Synergistic effects of the pyrite and graphitic carbon nitride-based bio-polymer composite for enhancing the photocatalytic degradation of reactive red-24 dye

Abstract

The design of photocatalysts with optimized properties to effectively degrade persistent and resilient pollutants, such as dyes, is a topic of great interest. Herein, we describe the use of a simple ultrasonic method to prepare a gelatin-based FeS₂-gC₃N₄ (GL/FS-CN) composite for the photocatalytic degradation of the reactive red 24 (RR 24) dye.
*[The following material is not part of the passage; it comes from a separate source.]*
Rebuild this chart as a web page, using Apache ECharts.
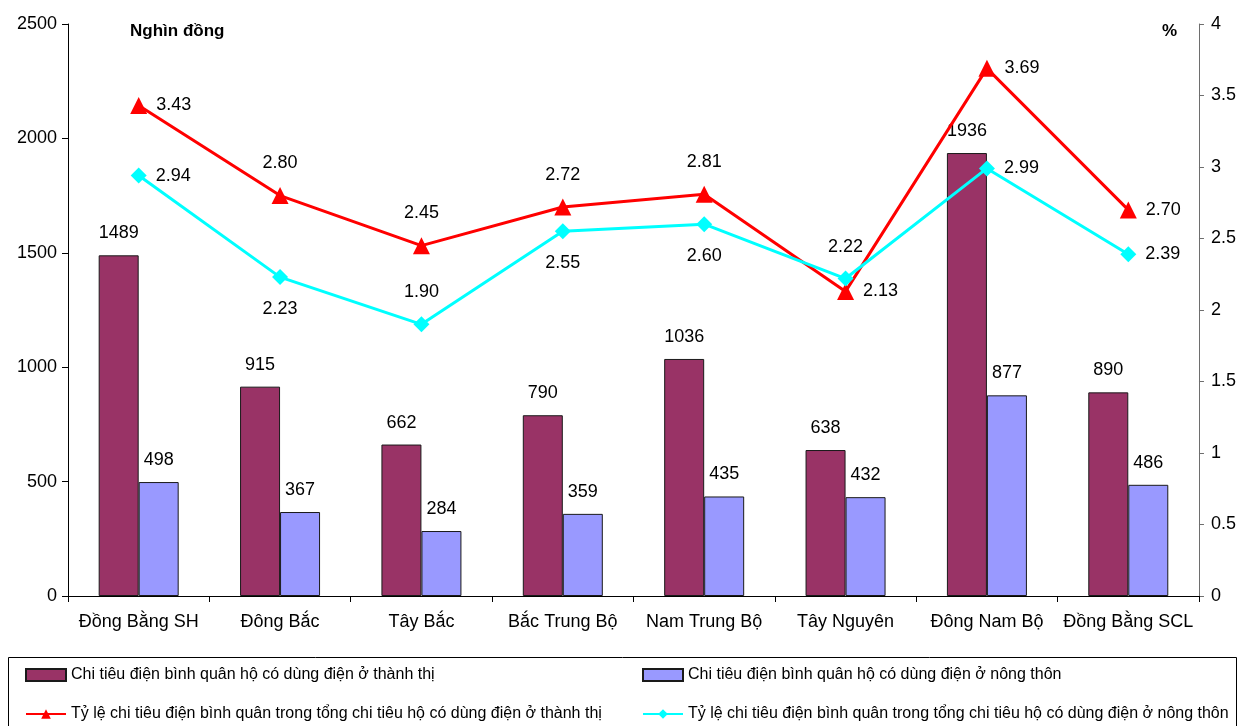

The GL/FS-CN composite was characterized using X-ray diffraction (XRD), Fourier transform infrared spectroscopy (FTIR), ultraviolet-visible (UV-vis) spectroscopy, scanning electron microscopy (SEM), N₂ adsorption at −196 °C, zeta potential analysis, and X-ray photoelectron spectroscopy. The photocatalytic degradation of 91.78% achieved with GL/FS-CN demonstrates a notable improvement over FS and CN, highlighting the potential of this method for enhancing photocatalytic efficiency. The presence of gelatin with FS and CN helped enhance photocatalytic efficiency and reduce the recombination rate. The main active species involved in degradation were superoxide radicals (O₂˙⁻), as the degradation efficiency decreased to 78.22%, 80.13%, and 55% when EDTA, IPA, and BQ were added as sacrificial agents, respectively. The photocatalytic degradation of RR 24 dye followed pseudo-first-order kinetics, with a rate constant of 0.02944 min⁻¹. XRD analysis revealed a crystallite size of 8.92 nm. Thermodynamic parameters (ΔS°, ΔH°, and ΔG°) were measured at various temperatures, showing the endothermic and spontaneous nature of the reaction. Thus, the developed photocatalyst proves to be an excellent choice for eliminating this type of dye.